While calculating Gross Margin is relatively straightforward, there are some common mistakes that businesses make that can affect the accuracy of their results. Here are some tips on how to avoid these mistakes:

• Include all relevant costs: Make sure you consider all the costs that go into producing or delivering your products or services, including labor, overhead, shipping, and other direct expenses. Omitting or underestimating some costs can lead to an inflated Gross Margin that may misinform your decisions or mislead your stakeholders.
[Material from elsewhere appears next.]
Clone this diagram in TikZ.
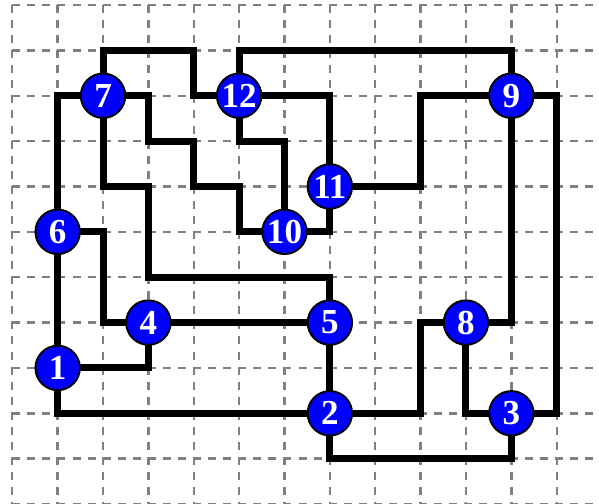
\documentclass[tikz,border=0pt]{standalone}
\usepackage{fontspec}
\setmainfont{Liberation Serif}
\usetikzlibrary{backgrounds}
\begin{document}
\begin{tikzpicture}[
  vtx/.style={circle, draw=black, line width=1.2pt, fill=blue, text=white,
    font=\fontsize{22}{22}\selectfont\bfseries, minimum size=0.98cm, inner sep=0pt},
  wire/.style={line width=4.4pt, line join=miter},
  gridline/.style={draw=gray, line width=1.5pt, dash pattern=on 5pt off 4.45pt}
]
\useasboundingbox (-0.271,0.110) rectangle (12.932,-10.998);
\node[vtx] (n7) at (2,-2) {7};
\node[vtx] (n12) at (5,-2) {12};
\node[vtx] (n9) at (11,-2) {9};
\node[vtx] (n11) at (7,-4) {11};
\node[vtx] (n10) at (6,-5) {10};
\node[vtx] (n6) at (1,-5) {6};
\node[vtx] (n4) at (3,-7) {4};
\node[vtx] (n5) at (7,-7) {5};
\node[vtx] (n8) at (10,-7) {8};
\node[vtx] (n1) at (1,-8) {1};
\node[vtx] (n2) at (7,-9) {2};
\node[vtx] (n3) at (11,-9) {3};
\begin{pgfonlayer}{background}
\begin{scope}
\clip (-0.271,0.110) rectangle (12.932,-10.998);
\foreach \i in {0,...,13} \draw[gridline] (\i,0) -- (\i,-11.2);
\foreach \j in {0,...,11} \draw[gridline] (0,-\j) -- (13.2,-\j);
\end{scope}
\draw[wire] (n7.center) -- (2,-1) -- (4,-1) -- (4,-2) -- (n12.center);
\draw[wire] (n7.center) -| (n6.center);
\draw[wire] (n7.center) -- (3,-2) -- (3,-3) -- (4,-3) -- (4,-4) -- (5,-4) -- (5,-5) -- (n10.center);
\draw[wire] (n7.center) -- (2,-4) -- (3,-4) -- (3,-6) -- (7,-6) -- (n5.center);
\draw[wire] (n12.center) -- (5,-1) -- (11,-1) -- (n9.center);
\draw[wire] (n12.center) -| (n11.center);
\draw[wire] (n12.center) -- (5,-3) -- (6,-3) -- (n10.center);
\draw[wire] (n6.center) -- (2,-5) -- (2,-7) -- (n4.center);
\draw[wire] (n6.center) -- (n1.center);
\draw[wire] (n1.center) -| (n4.center);
\draw[wire] (n1.center) |- (n2.center);
\draw[wire] (n4.center) -- (n5.center);
\draw[wire] (n11.center) -- (9,-4) -- (9,-2) -- (n9.center);
\draw[wire] (n11.center) |- (n10.center);
\draw[wire] (n9.center) |- (n8.center);
\draw[wire] (n9.center) -- (12,-2) -- (12,-9) -- (n3.center);
\draw[wire] (n5.center) -- (n2.center);
\draw[wire] (n2.center) -- (9,-9) -- (9,-7) -- (n8.center);
\draw[wire] (n8.center) |- (n3.center);
\draw[wire] (n2.center) -- (7,-10) -- (11,-10) -- (n3.center);
\end{pgfonlayer}
\end{tikzpicture}
\end{document}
• Standardize your units: Use the same units of measurement for revenue and COGS to ensure consistency and comparability. For example, if you sell products by weight, make sure your COGS reflects the same weight at the same price. If you sell services by hours, make sure your revenue accounts for the same hourly rate for all clients.
• Be mindful of seasonality: Depending on your business, your Gross Margin may vary depending on the season, holidays, or events. Therefore, when calculating Gross Margin, use data that represents typical conditions and avoid basing your calculations on exceptional or temporary circumstances.
• Avoid double-counting: Make sure you do not include revenue or costs that have already been accounted for in other metrics or periods. For example, if you include the cost of a raw material twice, once in the COGS and once in the inventory value, you may overestimate your Gross Margin.